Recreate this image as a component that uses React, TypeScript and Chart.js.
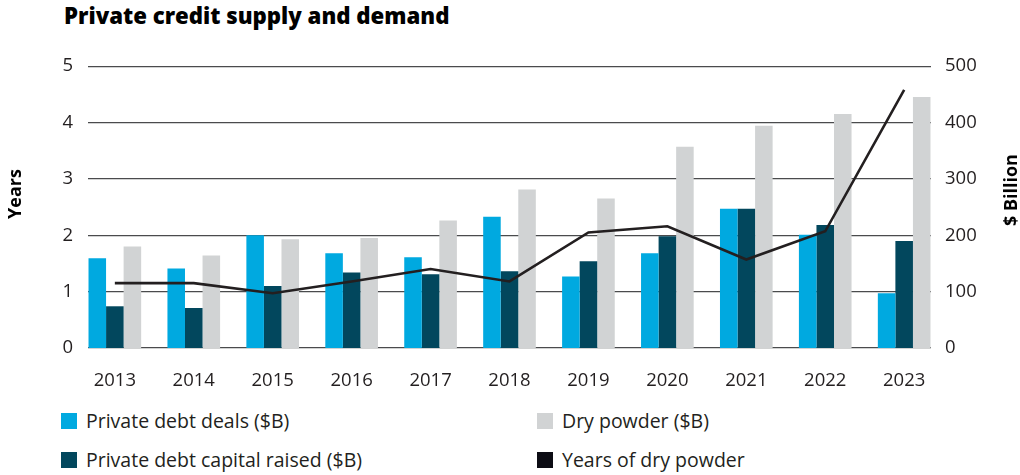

++++++++++

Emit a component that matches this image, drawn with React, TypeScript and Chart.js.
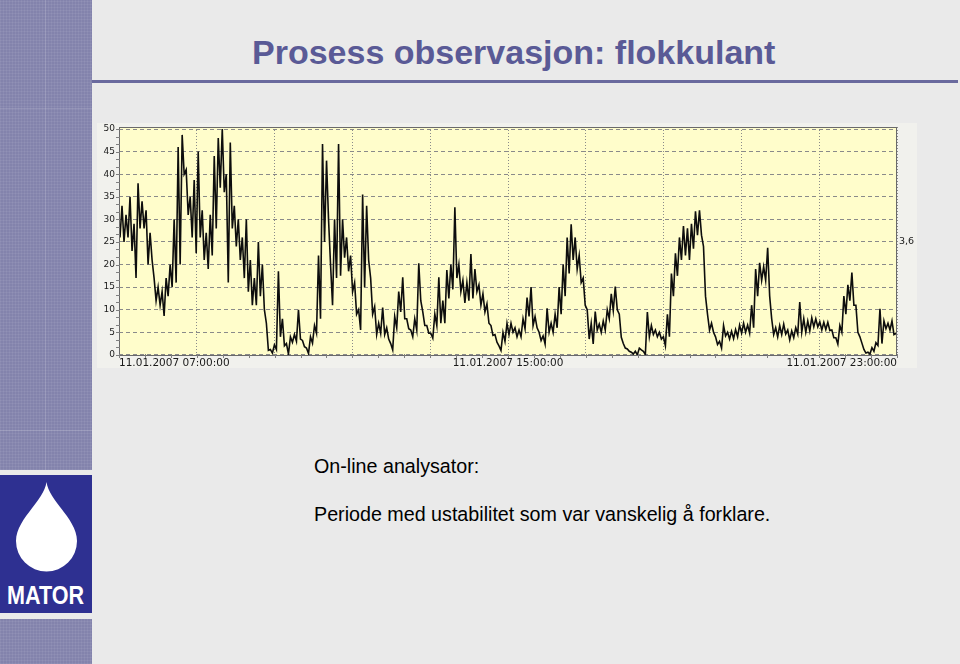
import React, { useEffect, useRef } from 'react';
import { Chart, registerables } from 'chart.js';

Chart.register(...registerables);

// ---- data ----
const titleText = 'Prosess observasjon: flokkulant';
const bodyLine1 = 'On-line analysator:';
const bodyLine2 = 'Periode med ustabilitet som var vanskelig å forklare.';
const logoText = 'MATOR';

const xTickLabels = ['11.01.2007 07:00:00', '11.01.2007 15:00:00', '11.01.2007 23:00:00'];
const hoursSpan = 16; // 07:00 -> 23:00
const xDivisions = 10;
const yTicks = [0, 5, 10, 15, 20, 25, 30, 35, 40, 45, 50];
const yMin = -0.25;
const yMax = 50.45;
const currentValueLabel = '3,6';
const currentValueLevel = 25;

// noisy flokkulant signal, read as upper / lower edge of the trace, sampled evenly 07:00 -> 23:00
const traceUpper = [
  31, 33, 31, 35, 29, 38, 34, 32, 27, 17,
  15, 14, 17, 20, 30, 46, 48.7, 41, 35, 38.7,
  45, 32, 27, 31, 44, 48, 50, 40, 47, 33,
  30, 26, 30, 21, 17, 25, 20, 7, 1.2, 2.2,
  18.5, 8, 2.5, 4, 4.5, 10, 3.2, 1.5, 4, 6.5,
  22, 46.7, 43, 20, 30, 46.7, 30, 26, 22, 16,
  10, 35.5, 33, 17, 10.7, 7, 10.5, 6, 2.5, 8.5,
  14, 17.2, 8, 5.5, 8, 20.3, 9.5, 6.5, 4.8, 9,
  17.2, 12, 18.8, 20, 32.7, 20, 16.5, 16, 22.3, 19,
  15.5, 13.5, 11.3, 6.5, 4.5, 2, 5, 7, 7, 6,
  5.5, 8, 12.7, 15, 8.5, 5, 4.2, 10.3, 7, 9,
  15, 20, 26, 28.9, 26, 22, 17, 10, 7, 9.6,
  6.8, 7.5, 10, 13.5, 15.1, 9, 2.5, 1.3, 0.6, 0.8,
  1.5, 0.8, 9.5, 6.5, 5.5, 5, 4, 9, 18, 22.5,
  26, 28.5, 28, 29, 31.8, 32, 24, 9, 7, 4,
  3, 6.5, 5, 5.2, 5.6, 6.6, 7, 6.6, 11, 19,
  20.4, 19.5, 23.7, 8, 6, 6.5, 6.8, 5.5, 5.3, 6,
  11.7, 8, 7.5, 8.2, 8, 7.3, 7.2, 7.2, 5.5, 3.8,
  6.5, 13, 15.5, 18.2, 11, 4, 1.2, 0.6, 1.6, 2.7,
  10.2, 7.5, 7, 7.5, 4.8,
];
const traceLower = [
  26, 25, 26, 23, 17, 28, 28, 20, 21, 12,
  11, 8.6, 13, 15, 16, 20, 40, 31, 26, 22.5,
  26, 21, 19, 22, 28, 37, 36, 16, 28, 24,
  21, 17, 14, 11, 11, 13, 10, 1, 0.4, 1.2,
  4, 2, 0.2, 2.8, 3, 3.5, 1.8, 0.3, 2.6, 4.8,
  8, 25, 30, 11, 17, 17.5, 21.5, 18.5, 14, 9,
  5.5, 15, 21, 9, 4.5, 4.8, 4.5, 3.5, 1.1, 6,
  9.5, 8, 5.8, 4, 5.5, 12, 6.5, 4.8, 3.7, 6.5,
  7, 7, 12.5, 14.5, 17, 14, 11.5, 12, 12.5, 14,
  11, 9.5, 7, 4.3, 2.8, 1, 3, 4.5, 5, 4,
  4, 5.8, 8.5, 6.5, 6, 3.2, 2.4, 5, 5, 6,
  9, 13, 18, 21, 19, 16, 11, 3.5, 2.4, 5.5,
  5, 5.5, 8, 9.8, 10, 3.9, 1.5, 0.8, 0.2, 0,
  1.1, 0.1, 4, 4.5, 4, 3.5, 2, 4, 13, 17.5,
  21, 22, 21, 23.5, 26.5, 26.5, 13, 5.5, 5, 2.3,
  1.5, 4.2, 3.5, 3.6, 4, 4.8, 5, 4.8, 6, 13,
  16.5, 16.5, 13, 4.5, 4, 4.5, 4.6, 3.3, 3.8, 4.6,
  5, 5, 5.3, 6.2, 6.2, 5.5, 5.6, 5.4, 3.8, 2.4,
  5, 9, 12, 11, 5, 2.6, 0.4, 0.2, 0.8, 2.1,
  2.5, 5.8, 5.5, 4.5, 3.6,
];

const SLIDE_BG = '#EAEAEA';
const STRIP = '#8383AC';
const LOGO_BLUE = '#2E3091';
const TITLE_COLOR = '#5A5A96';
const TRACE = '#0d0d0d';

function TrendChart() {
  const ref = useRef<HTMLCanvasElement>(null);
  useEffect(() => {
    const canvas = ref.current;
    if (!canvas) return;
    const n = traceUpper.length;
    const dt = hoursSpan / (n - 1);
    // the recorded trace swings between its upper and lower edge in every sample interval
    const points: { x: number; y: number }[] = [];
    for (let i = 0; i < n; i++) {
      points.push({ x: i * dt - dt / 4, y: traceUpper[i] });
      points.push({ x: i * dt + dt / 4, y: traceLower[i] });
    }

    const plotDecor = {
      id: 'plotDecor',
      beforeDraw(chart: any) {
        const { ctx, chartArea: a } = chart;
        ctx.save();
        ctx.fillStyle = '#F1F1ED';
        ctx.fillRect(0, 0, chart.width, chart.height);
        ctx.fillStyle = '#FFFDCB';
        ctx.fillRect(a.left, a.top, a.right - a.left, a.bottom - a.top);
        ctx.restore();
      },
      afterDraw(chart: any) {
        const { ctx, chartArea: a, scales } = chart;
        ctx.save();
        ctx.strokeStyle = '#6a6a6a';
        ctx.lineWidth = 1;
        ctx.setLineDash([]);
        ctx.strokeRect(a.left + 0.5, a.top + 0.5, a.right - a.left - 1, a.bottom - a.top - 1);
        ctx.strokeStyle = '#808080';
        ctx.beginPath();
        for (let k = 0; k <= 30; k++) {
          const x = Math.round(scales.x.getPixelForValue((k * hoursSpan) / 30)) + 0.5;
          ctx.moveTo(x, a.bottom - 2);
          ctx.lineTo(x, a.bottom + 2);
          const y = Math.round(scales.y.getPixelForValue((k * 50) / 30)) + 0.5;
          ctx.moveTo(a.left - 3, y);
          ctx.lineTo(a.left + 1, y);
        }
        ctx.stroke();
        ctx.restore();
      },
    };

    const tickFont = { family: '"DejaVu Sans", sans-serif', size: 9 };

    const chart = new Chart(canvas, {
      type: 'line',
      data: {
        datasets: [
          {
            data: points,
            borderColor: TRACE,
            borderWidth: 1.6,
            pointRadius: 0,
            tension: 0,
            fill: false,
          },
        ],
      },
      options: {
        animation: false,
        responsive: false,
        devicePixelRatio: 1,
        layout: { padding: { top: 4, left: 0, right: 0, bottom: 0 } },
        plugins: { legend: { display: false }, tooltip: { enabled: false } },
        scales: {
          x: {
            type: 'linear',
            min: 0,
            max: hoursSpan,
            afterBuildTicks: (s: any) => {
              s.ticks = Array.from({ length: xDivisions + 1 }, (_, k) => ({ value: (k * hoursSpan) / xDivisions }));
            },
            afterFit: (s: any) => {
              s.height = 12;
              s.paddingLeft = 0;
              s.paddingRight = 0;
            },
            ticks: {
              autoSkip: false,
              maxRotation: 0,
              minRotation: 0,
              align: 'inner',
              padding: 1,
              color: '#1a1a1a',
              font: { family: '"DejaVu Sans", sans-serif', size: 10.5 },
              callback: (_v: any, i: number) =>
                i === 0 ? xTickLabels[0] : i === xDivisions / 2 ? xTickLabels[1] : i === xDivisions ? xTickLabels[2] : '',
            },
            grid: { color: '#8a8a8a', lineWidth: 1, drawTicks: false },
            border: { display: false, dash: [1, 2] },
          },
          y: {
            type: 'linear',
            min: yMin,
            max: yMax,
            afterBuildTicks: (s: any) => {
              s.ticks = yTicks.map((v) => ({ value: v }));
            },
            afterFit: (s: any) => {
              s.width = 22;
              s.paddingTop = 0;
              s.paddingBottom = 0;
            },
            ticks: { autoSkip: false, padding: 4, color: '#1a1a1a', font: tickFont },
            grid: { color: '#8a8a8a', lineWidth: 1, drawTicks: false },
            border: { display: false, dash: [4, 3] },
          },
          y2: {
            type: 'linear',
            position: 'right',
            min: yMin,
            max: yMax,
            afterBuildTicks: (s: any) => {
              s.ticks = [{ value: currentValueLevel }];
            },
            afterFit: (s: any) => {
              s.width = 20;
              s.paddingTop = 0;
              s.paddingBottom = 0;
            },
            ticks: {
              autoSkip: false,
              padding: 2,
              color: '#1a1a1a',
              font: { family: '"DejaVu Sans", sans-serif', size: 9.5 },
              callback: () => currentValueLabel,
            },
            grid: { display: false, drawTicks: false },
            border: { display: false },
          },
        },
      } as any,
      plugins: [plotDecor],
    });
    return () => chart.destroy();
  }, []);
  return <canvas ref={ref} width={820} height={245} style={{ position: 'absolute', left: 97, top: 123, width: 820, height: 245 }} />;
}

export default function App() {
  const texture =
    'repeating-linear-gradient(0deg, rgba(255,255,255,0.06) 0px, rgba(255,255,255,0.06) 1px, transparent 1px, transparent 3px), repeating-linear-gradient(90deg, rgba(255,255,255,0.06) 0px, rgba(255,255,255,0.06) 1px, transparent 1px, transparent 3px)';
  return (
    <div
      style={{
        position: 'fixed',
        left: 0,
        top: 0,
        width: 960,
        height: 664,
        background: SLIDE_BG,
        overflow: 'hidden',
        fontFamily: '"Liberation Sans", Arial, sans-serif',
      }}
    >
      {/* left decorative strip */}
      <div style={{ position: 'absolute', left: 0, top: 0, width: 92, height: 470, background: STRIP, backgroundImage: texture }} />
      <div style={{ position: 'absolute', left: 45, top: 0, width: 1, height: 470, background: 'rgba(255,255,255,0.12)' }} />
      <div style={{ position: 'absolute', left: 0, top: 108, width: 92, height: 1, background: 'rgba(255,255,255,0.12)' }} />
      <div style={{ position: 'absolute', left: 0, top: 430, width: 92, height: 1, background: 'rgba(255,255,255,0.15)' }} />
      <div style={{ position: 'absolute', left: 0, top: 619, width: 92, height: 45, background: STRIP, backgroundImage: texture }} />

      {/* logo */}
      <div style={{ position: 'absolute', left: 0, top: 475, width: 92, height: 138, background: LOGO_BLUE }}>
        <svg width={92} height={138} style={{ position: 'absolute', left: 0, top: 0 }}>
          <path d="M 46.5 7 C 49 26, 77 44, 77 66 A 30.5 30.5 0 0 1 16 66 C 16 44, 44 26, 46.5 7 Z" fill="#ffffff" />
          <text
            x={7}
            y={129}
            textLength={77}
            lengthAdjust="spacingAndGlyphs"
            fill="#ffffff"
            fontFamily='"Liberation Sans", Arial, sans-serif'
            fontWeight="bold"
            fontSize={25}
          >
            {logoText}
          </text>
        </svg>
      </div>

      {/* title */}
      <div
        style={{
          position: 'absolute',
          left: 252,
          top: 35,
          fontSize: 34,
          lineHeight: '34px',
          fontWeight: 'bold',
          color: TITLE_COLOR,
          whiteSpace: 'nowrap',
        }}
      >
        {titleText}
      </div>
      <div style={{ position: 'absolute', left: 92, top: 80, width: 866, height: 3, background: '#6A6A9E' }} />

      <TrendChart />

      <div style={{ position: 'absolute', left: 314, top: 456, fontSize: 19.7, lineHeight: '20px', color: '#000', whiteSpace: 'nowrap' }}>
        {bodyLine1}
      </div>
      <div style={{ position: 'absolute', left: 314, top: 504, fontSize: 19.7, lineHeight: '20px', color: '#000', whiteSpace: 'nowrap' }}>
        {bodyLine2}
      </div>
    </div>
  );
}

++++++++++

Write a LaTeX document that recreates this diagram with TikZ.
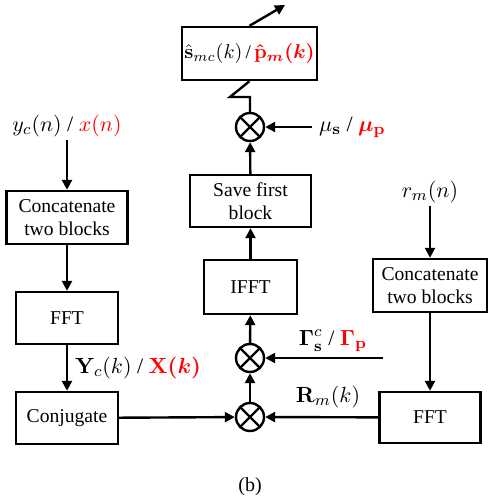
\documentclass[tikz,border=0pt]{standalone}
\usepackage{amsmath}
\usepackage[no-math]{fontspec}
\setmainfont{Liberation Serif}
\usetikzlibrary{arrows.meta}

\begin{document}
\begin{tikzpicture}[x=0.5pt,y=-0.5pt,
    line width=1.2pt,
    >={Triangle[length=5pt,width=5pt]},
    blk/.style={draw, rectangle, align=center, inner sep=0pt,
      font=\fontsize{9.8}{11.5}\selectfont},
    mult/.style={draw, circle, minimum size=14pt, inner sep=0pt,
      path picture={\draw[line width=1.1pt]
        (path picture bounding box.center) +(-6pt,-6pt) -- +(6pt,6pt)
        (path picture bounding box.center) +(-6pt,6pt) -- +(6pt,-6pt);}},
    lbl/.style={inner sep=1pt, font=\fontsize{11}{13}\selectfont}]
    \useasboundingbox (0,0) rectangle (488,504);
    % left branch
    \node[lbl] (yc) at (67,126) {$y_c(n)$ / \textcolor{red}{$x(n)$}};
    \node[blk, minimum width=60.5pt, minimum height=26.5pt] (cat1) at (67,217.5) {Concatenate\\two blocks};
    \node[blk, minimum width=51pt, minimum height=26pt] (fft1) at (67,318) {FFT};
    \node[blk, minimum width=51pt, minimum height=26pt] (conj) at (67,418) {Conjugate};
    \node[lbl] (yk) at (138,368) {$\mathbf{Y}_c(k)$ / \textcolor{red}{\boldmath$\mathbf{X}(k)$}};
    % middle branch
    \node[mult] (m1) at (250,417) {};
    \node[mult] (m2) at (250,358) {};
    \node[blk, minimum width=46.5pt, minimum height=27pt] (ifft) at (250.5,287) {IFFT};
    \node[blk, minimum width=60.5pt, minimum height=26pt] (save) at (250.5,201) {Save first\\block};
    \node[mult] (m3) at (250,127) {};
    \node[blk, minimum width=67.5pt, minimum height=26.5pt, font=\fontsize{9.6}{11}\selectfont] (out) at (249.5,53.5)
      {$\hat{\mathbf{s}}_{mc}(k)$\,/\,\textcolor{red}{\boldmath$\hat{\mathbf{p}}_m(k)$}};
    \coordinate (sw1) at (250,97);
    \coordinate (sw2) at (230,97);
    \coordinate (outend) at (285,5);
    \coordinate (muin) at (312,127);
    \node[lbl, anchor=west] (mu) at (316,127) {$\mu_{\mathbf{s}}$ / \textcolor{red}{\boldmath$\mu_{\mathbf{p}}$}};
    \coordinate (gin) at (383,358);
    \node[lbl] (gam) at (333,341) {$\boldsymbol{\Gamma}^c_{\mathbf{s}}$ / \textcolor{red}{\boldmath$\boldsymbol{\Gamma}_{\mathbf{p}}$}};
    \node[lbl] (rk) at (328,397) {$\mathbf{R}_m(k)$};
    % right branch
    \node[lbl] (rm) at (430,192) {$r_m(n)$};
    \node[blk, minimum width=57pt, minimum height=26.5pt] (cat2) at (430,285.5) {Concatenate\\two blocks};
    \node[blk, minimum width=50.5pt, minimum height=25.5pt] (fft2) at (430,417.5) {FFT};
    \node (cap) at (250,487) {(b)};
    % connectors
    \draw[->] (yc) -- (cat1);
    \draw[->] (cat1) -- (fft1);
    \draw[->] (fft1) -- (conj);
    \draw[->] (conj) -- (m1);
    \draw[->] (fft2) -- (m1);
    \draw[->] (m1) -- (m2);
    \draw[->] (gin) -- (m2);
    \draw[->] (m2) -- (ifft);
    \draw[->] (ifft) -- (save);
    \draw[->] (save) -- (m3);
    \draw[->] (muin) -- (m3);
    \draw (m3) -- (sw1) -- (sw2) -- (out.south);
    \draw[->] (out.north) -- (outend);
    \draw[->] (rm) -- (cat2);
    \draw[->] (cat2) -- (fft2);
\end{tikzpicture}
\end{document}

++++++++++

_GIVEN INSTRUCTION:_
From the records above, give again only the part that opens with the line containing "Emit a component" and closes with the line containing "Chart.register(...registerables);". Keep both ends but drop the pictures.

_OUTPUT FOR THIS EXERCISE:_
Emit a component that matches this image, drawn with React, TypeScript and Chart.js.
import React, { useEffect, useRef } from 'react';
import { Chart, registerables } from 'chart.js';

Chart.register(...registerables);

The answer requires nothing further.